_Aim_
Copy exactly the lines from the beginning of the data down to and including the line holding "(-93.75pt,-74.625pt) rectangle (821.25pt,588.375pt);", without any pictures.
####
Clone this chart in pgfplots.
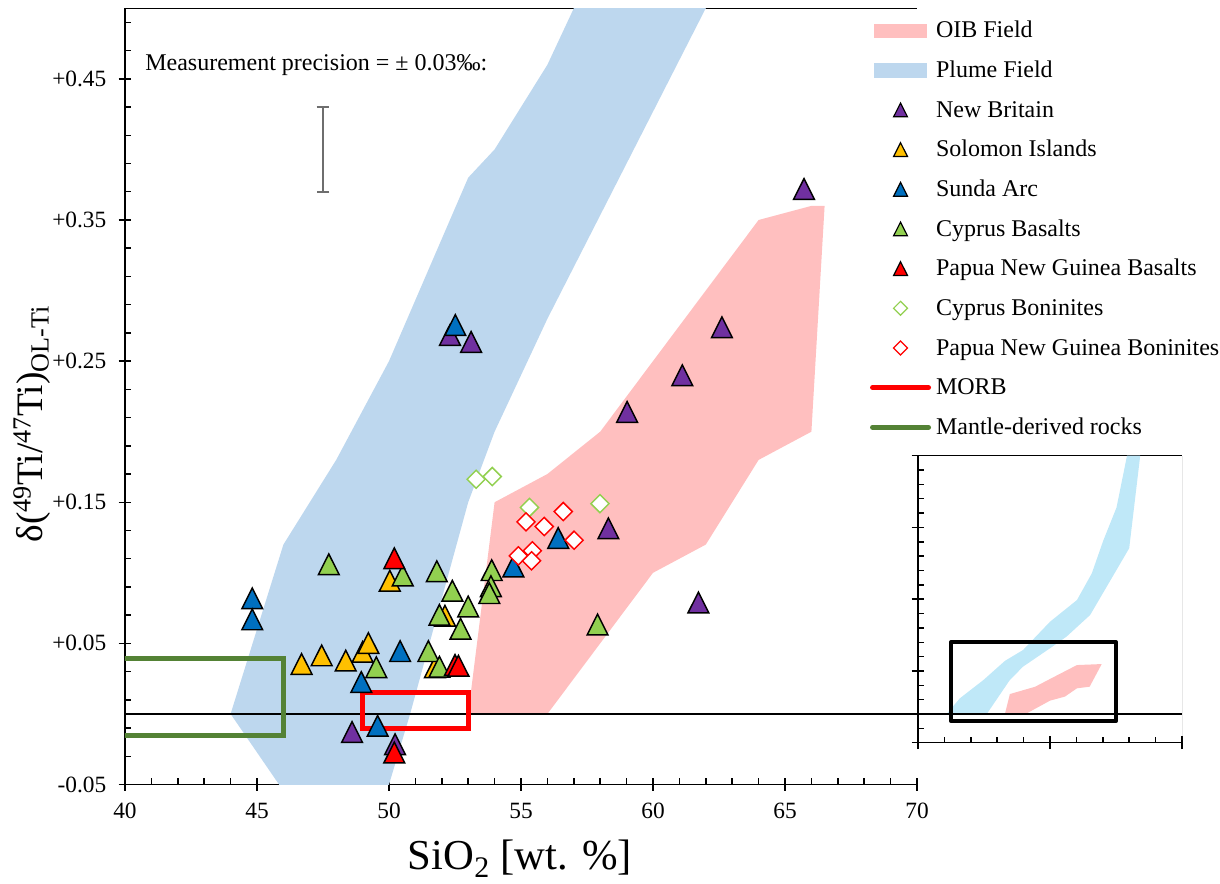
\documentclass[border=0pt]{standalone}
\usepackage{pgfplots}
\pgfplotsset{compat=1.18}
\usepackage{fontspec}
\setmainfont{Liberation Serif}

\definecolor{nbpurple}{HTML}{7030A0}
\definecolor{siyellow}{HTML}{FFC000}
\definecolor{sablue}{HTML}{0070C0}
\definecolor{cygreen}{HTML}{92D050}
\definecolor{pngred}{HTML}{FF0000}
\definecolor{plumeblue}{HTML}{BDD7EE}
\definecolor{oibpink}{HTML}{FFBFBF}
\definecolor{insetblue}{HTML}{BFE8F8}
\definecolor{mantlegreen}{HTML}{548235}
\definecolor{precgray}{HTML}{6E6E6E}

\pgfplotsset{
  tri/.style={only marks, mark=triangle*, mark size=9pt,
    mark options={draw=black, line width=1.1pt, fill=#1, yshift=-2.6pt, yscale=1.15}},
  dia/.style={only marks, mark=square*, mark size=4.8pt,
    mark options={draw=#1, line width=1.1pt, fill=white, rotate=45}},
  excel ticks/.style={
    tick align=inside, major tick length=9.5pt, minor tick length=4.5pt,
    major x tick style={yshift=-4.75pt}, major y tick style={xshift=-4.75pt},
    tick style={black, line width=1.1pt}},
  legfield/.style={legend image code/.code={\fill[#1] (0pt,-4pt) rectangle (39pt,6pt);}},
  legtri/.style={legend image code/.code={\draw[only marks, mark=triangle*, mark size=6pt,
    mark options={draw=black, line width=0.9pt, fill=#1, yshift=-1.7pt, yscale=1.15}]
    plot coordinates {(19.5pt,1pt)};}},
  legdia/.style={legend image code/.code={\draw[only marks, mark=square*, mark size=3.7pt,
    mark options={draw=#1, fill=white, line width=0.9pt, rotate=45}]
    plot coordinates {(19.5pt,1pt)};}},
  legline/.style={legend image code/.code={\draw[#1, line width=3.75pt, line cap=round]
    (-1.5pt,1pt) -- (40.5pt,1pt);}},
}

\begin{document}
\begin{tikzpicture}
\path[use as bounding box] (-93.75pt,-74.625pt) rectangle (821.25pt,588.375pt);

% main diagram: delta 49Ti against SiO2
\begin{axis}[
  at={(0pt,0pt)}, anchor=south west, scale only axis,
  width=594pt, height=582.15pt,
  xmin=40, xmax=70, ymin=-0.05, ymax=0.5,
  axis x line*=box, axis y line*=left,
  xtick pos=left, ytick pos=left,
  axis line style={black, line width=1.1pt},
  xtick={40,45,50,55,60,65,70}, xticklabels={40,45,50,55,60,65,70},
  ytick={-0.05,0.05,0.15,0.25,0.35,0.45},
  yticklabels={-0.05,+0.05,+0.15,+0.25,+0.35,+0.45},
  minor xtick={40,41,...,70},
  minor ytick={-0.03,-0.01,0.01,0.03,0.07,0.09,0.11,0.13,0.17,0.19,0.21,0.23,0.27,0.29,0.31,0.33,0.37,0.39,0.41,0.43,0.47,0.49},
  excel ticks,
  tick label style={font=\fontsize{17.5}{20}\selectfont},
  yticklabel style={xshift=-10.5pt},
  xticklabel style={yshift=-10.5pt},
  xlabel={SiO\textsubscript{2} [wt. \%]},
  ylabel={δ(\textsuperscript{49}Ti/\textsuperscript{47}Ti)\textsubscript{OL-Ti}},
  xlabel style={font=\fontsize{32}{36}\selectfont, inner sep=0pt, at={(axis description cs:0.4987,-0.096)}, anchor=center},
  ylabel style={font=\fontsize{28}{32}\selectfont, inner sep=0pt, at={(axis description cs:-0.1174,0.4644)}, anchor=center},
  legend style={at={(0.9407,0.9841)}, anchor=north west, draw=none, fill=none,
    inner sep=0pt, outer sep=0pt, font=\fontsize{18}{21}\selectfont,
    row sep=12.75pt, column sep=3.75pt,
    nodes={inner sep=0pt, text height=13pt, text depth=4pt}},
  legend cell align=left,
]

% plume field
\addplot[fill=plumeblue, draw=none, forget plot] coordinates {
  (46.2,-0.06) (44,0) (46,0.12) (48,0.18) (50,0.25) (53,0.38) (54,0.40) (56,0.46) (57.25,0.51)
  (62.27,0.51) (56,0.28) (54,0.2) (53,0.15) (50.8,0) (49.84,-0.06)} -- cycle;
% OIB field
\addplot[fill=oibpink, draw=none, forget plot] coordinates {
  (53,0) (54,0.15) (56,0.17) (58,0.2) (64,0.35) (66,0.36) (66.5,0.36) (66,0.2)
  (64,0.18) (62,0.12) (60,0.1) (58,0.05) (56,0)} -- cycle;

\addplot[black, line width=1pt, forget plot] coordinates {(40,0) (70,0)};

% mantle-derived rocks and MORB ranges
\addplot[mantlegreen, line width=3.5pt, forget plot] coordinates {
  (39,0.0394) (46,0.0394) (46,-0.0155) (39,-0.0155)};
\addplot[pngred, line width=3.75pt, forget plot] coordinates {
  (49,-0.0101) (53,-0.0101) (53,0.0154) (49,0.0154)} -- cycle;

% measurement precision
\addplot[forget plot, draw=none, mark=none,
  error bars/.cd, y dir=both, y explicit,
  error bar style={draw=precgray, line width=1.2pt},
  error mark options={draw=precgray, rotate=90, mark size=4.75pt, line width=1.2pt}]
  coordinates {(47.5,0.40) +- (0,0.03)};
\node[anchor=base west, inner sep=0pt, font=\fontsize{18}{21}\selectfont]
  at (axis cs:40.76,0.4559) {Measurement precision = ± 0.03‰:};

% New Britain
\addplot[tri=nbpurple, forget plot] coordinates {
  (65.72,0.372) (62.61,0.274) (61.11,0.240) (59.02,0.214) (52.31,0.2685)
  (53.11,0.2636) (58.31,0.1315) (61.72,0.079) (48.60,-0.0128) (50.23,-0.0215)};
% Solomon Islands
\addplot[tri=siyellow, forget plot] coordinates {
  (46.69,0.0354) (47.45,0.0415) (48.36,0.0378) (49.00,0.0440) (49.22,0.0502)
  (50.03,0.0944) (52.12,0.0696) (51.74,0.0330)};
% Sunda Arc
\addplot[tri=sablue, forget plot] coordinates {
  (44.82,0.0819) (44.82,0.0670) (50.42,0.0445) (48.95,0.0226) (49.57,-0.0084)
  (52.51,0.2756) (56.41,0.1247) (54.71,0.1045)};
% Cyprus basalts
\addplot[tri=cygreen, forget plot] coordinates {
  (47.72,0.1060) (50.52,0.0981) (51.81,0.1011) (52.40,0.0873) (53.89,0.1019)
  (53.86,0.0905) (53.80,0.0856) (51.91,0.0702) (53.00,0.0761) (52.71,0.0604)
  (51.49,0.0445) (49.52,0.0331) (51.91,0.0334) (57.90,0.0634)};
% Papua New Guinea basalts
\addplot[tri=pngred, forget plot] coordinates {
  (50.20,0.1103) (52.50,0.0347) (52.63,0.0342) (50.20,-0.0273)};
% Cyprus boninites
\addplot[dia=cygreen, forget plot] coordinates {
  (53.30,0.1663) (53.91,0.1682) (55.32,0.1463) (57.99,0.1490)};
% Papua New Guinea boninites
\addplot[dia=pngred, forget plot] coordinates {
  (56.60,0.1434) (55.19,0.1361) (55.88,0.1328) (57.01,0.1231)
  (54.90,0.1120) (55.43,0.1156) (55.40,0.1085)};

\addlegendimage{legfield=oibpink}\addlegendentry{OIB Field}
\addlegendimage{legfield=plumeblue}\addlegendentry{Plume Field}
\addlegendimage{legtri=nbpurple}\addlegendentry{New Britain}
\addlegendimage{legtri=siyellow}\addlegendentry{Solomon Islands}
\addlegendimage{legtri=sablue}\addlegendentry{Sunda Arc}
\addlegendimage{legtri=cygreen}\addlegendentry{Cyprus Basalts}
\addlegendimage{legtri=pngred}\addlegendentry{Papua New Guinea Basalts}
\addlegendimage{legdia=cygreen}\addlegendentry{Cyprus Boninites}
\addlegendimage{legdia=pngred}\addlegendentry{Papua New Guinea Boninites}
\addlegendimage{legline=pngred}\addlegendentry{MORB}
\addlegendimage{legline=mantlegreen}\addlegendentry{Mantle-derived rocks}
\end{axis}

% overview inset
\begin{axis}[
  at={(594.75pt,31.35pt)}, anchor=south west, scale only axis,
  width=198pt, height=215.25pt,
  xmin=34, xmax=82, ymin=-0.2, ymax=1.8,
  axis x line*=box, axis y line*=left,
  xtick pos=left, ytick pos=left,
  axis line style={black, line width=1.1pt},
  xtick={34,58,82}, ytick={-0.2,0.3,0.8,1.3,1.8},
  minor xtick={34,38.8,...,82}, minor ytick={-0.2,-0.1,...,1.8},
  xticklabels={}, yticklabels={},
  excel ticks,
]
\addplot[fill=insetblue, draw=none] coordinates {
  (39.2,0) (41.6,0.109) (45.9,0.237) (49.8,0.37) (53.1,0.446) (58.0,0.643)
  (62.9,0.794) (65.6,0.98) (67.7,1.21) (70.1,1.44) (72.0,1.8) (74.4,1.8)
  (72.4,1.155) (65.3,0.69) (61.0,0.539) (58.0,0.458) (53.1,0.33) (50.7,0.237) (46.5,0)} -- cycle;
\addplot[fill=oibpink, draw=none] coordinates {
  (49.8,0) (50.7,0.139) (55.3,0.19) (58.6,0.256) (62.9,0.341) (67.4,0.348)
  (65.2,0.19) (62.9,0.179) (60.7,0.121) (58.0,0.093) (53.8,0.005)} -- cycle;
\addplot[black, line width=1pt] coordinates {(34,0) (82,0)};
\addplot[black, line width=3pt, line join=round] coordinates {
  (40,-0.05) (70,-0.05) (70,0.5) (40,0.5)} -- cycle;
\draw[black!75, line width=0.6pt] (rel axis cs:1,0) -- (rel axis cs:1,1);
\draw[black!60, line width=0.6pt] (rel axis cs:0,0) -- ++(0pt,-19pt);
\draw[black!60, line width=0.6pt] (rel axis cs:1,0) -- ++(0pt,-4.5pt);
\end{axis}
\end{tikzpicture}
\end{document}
####
_Result of the exercise_
Clone this chart in pgfplots.
\documentclass[border=0pt]{standalone}
\usepackage{pgfplots}
\pgfplotsset{compat=1.18}
\usepackage{fontspec}
\setmainfont{Liberation Serif}

\definecolor{nbpurple}{HTML}{7030A0}
\definecolor{siyellow}{HTML}{FFC000}
\definecolor{sablue}{HTML}{0070C0}
\definecolor{cygreen}{HTML}{92D050}
\definecolor{pngred}{HTML}{FF0000}
\definecolor{plumeblue}{HTML}{BDD7EE}
\definecolor{oibpink}{HTML}{FFBFBF}
\definecolor{insetblue}{HTML}{BFE8F8}
\definecolor{mantlegreen}{HTML}{548235}
\definecolor{precgray}{HTML}{6E6E6E}

\pgfplotsset{
  tri/.style={only marks, mark=triangle*, mark size=9pt,
    mark options={draw=black, line width=1.1pt, fill=#1, yshift=-2.6pt, yscale=1.15}},
  dia/.style={only marks, mark=square*, mark size=4.8pt,
    mark options={draw=#1, line width=1.1pt, fill=white, rotate=45}},
  excel ticks/.style={
    tick align=inside, major tick length=9.5pt, minor tick length=4.5pt,
    major x tick style={yshift=-4.75pt}, major y tick style={xshift=-4.75pt},
    tick style={black, line width=1.1pt}},
  legfield/.style={legend image code/.code={\fill[#1] (0pt,-4pt) rectangle (39pt,6pt);}},
  legtri/.style={legend image code/.code={\draw[only marks, mark=triangle*, mark size=6pt,
    mark options={draw=black, line width=0.9pt, fill=#1, yshift=-1.7pt, yscale=1.15}]
    plot coordinates {(19.5pt,1pt)};}},
  legdia/.style={legend image code/.code={\draw[only marks, mark=square*, mark size=3.7pt,
    mark options={draw=#1, fill=white, line width=0.9pt, rotate=45}]
    plot coordinates {(19.5pt,1pt)};}},
  legline/.style={legend image code/.code={\draw[#1, line width=3.75pt, line cap=round]
    (-1.5pt,1pt) -- (40.5pt,1pt);}},
}

\begin{document}
\begin{tikzpicture}
\path[use as bounding box] (-93.75pt,-74.625pt) rectangle (821.25pt,588.375pt);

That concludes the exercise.